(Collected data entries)
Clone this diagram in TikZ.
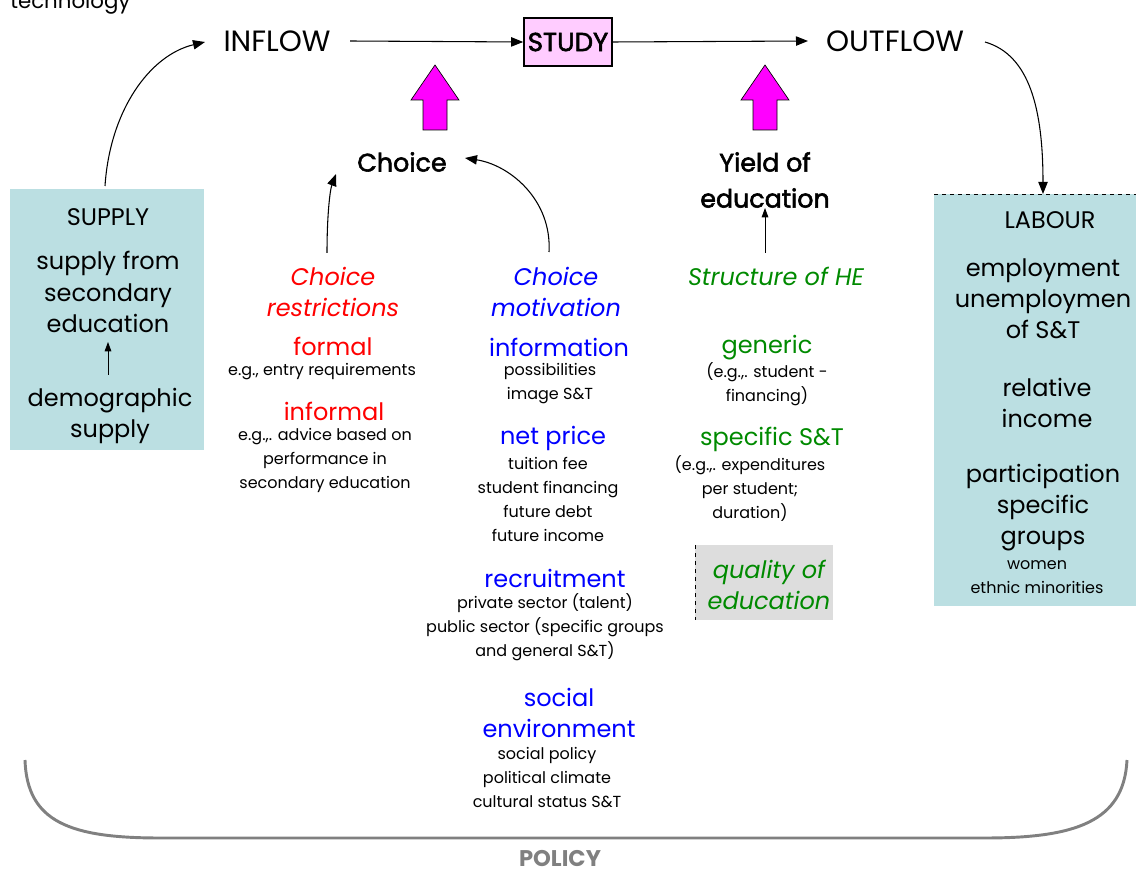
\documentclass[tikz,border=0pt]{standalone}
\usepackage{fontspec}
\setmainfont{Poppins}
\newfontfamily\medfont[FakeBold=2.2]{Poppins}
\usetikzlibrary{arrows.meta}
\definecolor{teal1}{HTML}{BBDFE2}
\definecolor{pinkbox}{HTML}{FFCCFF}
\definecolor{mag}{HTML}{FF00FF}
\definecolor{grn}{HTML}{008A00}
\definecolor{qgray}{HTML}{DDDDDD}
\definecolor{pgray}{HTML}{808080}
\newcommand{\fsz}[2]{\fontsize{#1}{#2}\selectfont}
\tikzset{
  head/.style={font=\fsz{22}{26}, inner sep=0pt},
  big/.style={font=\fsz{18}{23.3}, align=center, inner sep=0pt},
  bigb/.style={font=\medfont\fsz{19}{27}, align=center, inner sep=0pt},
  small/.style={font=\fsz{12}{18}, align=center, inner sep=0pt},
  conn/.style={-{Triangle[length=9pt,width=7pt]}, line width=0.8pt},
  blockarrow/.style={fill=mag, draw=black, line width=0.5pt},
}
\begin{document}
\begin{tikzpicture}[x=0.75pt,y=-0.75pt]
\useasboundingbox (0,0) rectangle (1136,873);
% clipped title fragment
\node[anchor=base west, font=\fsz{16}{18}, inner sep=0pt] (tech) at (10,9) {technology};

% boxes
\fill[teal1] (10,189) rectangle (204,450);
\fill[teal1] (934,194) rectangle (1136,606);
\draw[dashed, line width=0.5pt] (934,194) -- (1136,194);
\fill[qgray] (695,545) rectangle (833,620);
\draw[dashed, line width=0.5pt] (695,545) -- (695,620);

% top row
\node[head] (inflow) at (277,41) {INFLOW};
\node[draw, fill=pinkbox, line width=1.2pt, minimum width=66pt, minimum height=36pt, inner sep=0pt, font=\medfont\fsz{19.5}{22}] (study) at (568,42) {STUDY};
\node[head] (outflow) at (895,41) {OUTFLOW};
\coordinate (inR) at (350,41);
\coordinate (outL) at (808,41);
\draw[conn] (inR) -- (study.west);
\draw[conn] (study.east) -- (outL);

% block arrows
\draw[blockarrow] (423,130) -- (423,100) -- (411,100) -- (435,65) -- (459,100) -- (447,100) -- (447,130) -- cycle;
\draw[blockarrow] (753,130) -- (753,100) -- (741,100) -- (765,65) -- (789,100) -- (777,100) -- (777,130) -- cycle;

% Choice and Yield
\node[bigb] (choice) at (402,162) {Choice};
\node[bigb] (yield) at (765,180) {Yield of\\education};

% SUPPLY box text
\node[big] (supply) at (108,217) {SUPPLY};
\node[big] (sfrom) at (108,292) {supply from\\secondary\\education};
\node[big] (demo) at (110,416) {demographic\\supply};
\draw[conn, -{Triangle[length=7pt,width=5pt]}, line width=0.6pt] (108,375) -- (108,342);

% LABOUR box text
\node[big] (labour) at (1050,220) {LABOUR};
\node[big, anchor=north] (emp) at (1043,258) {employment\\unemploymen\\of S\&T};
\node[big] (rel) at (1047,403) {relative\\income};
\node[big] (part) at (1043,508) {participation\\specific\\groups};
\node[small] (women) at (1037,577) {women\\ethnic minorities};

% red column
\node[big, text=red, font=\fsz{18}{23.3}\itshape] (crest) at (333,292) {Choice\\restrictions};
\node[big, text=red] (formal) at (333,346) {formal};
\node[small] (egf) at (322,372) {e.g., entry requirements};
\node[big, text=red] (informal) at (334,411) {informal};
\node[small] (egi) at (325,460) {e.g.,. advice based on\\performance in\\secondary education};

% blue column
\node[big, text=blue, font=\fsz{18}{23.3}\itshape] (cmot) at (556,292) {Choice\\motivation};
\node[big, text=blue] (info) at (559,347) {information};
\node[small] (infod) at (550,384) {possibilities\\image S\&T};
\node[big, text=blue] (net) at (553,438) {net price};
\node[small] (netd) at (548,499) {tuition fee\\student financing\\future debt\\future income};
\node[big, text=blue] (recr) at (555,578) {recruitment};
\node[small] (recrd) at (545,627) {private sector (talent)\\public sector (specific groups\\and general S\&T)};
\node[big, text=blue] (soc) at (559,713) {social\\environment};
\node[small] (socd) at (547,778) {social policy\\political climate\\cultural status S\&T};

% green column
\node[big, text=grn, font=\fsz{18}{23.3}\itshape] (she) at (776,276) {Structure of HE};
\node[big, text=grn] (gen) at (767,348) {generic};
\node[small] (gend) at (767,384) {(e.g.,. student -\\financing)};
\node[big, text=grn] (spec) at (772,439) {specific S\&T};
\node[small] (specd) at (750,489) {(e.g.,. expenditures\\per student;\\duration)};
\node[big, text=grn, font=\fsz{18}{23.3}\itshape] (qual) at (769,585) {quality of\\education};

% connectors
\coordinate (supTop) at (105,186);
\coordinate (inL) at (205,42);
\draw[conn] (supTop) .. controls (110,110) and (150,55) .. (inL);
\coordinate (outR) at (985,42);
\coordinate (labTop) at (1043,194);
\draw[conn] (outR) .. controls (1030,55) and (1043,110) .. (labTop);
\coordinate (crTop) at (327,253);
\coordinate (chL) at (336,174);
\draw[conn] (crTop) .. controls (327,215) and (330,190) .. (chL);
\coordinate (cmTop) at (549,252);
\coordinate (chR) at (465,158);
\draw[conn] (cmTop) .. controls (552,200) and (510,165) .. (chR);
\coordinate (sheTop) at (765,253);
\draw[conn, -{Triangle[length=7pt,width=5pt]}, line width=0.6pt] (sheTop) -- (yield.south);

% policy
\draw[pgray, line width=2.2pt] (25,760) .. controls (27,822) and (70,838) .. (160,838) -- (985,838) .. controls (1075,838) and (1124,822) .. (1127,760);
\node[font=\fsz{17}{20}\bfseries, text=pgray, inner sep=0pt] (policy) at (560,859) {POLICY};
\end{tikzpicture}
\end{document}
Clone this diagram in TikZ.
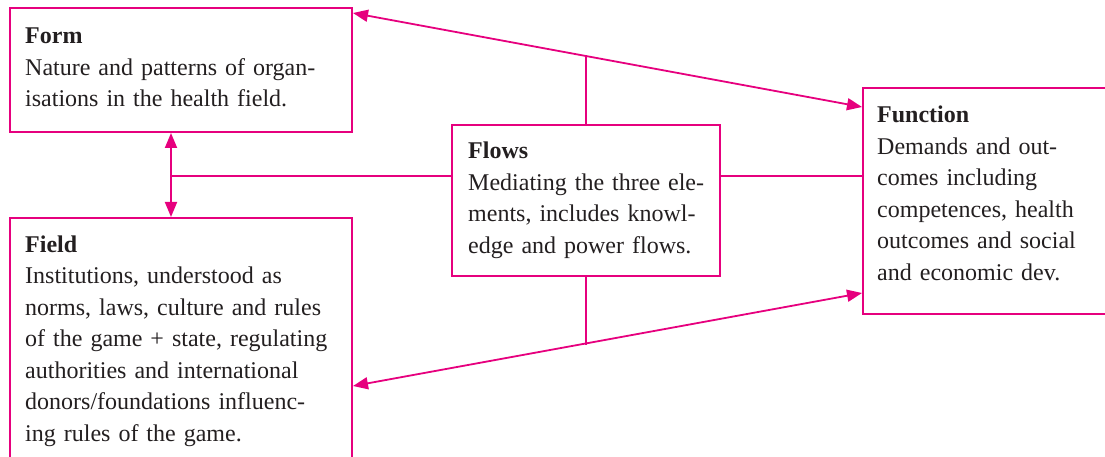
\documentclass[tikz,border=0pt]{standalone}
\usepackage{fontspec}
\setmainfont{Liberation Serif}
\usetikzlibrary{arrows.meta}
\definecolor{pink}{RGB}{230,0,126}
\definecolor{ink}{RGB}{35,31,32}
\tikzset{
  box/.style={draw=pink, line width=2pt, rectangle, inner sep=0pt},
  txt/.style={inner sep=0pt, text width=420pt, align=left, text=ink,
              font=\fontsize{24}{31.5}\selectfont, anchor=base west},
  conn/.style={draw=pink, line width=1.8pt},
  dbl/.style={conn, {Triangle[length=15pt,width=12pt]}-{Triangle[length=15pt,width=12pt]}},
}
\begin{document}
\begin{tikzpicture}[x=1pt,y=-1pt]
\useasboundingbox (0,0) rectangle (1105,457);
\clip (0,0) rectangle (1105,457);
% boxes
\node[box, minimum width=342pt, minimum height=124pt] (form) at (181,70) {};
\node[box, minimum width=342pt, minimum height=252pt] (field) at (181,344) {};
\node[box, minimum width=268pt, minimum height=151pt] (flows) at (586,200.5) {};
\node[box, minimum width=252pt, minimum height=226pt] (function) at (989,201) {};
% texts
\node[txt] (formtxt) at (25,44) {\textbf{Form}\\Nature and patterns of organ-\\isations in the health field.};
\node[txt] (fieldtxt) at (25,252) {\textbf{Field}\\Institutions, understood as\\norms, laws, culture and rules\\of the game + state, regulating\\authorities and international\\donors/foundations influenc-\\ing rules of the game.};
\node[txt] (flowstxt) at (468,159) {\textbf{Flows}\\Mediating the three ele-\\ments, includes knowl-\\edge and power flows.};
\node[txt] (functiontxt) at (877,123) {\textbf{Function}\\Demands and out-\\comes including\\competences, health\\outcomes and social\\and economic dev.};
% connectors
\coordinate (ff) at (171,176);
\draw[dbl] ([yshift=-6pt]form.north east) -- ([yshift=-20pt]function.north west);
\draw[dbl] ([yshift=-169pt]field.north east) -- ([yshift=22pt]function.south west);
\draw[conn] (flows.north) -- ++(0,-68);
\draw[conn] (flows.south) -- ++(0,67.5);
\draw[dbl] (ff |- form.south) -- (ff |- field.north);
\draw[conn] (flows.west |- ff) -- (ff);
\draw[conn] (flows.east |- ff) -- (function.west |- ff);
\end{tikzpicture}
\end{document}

Given instruction>
Leave out the pictures, then repeat the listing above exactly from its first line to the line with "(695,545) -- (695,620);", inclusive.

The solution>
Clone this diagram in TikZ.
\documentclass[tikz,border=0pt]{standalone}
\usepackage{fontspec}
\setmainfont{Poppins}
\newfontfamily\medfont[FakeBold=2.2]{Poppins}
\usetikzlibrary{arrows.meta}
\definecolor{teal1}{HTML}{BBDFE2}
\definecolor{pinkbox}{HTML}{FFCCFF}
\definecolor{mag}{HTML}{FF00FF}
\definecolor{grn}{HTML}{008A00}
\definecolor{qgray}{HTML}{DDDDDD}
\definecolor{pgray}{HTML}{808080}
\newcommand{\fsz}[2]{\fontsize{#1}{#2}\selectfont}
\tikzset{
  head/.style={font=\fsz{22}{26}, inner sep=0pt},
  big/.style={font=\fsz{18}{23.3}, align=center, inner sep=0pt},
  bigb/.style={font=\medfont\fsz{19}{27}, align=center, inner sep=0pt},
  small/.style={font=\fsz{12}{18}, align=center, inner sep=0pt},
  conn/.style={-{Triangle[length=9pt,width=7pt]}, line width=0.8pt},
  blockarrow/.style={fill=mag, draw=black, line width=0.5pt},
}
\begin{document}
\begin{tikzpicture}[x=0.75pt,y=-0.75pt]
\useasboundingbox (0,0) rectangle (1136,873);
% clipped title fragment
\node[anchor=base west, font=\fsz{16}{18}, inner sep=0pt] (tech) at (10,9) {technology};

% boxes
\fill[teal1] (10,189) rectangle (204,450);
\fill[teal1] (934,194) rectangle (1136,606);
\draw[dashed, line width=0.5pt] (934,194) -- (1136,194);
\fill[qgray] (695,545) rectangle (833,620);
\draw[dashed, line width=0.5pt] (695,545) -- (695,620);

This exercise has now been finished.